Return only the lines from the top of the data down to the one that holds "40), (41, 70)]", both included, without any pictures.

DATASET SECTION:
Begin

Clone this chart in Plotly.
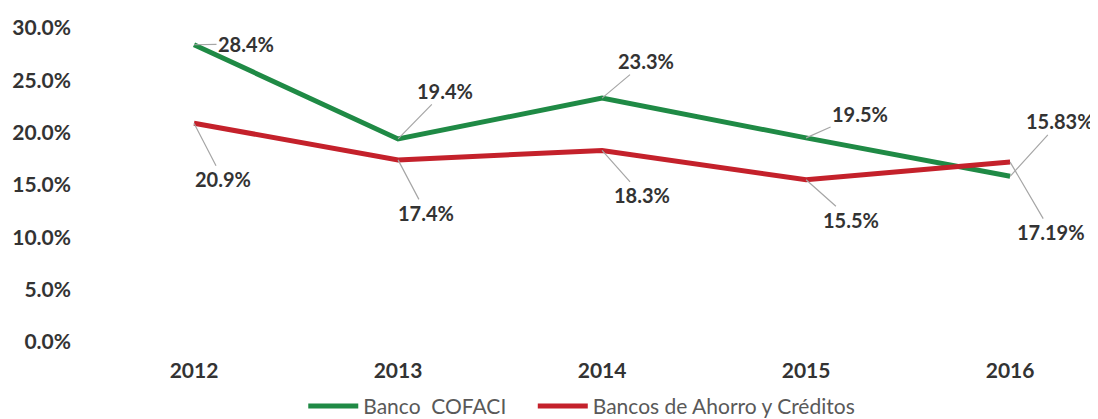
import plotly.graph_objects as go

anios = ['2012', '2013', '2014', '2015', '2016']
cofaci = [28.4, 19.4, 23.3, 19.5, 15.83]
ahorro = [20.9, 17.4, 18.3, 15.5, 17.19]
cofaci_txt = ['28.4%', '19.4%', '23.3%', '19.5%', '15.83%']
ahorro_txt = ['20.9%', '17.4%', '18.3%', '15.5%', '17.19%']

verde = '#1f8a45'
rojo = '#c4212b'
fuente = 'Lato'

fig = go.Figure()
fig.add_trace(go.Scatter(x=anios, y=cofaci, mode='lines', name='Banco  COFACI\u00a0\u00a0\u00a0\u00a0',
                         line=dict(color=verde, width=5)))
fig.add_trace(go.Scatter(x=anios, y=ahorro, mode='lines', name='Bancos de Ahorro y Créditos',
                         line=dict(color=rojo, width=5)))

# desplazamientos de las etiquetas (pixeles)
off_cofaci = [(52, -1), (47, -48), (44, -37), (54, -24), (50, -55)]
off_ahorro = [(29, 56), (28, 53), (40, 45), (45, 40), (41, 70)]

for serie, textos, offs in [(cofaci, cofaci_txt, off_cofaci), (ahorro, ahorro_txt, off_ahorro)]:
    for i, (y, t, (dx, dy)) in enumerate(zip(serie, textos, offs)):
        fig.add_annotation(x=i, y=y, text='<b>' + t + '</b>', ax=dx, ay=dy,
                           showarrow=True, arrowhead=0, arrowwidth=1.2,
                           arrowcolor='#a6a6a6',
                           font=dict(family=fuente, size=20, color='#333333'))

fig.update_layout(width=1098, height=419, plot_bgcolor='white', paper_bgcolor='white',
                  margin=dict(l=84, r=0, t=20, b=85),
                  font=dict(family=fuente, color='#404040'),
                  legend=dict(orientation='h', x=0.483, xanchor='center', y=-0.205,
                              yanchor='middle', font=dict(size=21, color='#595959'),
                              itemwidth=50))

fig.update_xaxes(type='category', range=[-0.5, 4.47], showgrid=False, showline=False,
                 ticks='', ticklabelstandoff=14, automargin=False,
                 tickfont=dict(family=fuente, size=21, color='#333333'),
                 tickvals=anios, ticktext=['<b>' + a + '</b>' for a in anios])

fig.update_yaxes(range=[0, 30], showgrid=False, zeroline=False, showline=False,
                 tickvals=[0, 5, 10, 15, 20, 25, 30], automargin=False,
                 ticktext=['<b>%.1f%%</b>' % v for v in [0, 5, 10, 15, 20, 25, 30]],
                 ticklabelstandoff=20,
                 tickfont=dict(family=fuente, size=21, color='#333333'))

fig.write_html("out.html")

End

TASK RESPONSE:
Clone this chart in Plotly.
import plotly.graph_objects as go

anios = ['2012', '2013', '2014', '2015', '2016']
cofaci = [28.4, 19.4, 23.3, 19.5, 15.83]
ahorro = [20.9, 17.4, 18.3, 15.5, 17.19]
cofaci_txt = ['28.4%', '19.4%', '23.3%', '19.5%', '15.83%']
ahorro_txt = ['20.9%', '17.4%', '18.3%', '15.5%', '17.19%']

verde = '#1f8a45'
rojo = '#c4212b'
fuente = 'Lato'

fig = go.Figure()
fig.add_trace(go.Scatter(x=anios, y=cofaci, mode='lines', name='Banco  COFACI\u00a0\u00a0\u00a0\u00a0',
                         line=dict(color=verde, width=5)))
fig.add_trace(go.Scatter(x=anios, y=ahorro, mode='lines', name='Bancos de Ahorro y Créditos',
                         line=dict(color=rojo, width=5)))

# desplazamientos de las etiquetas (pixeles)
off_cofaci = [(52, -1), (47, -48), (44, -37), (54, -24), (50, -55)]
off_ahorro = [(29, 56), (28, 53), (40, 45), (45, 40), (41, 70)]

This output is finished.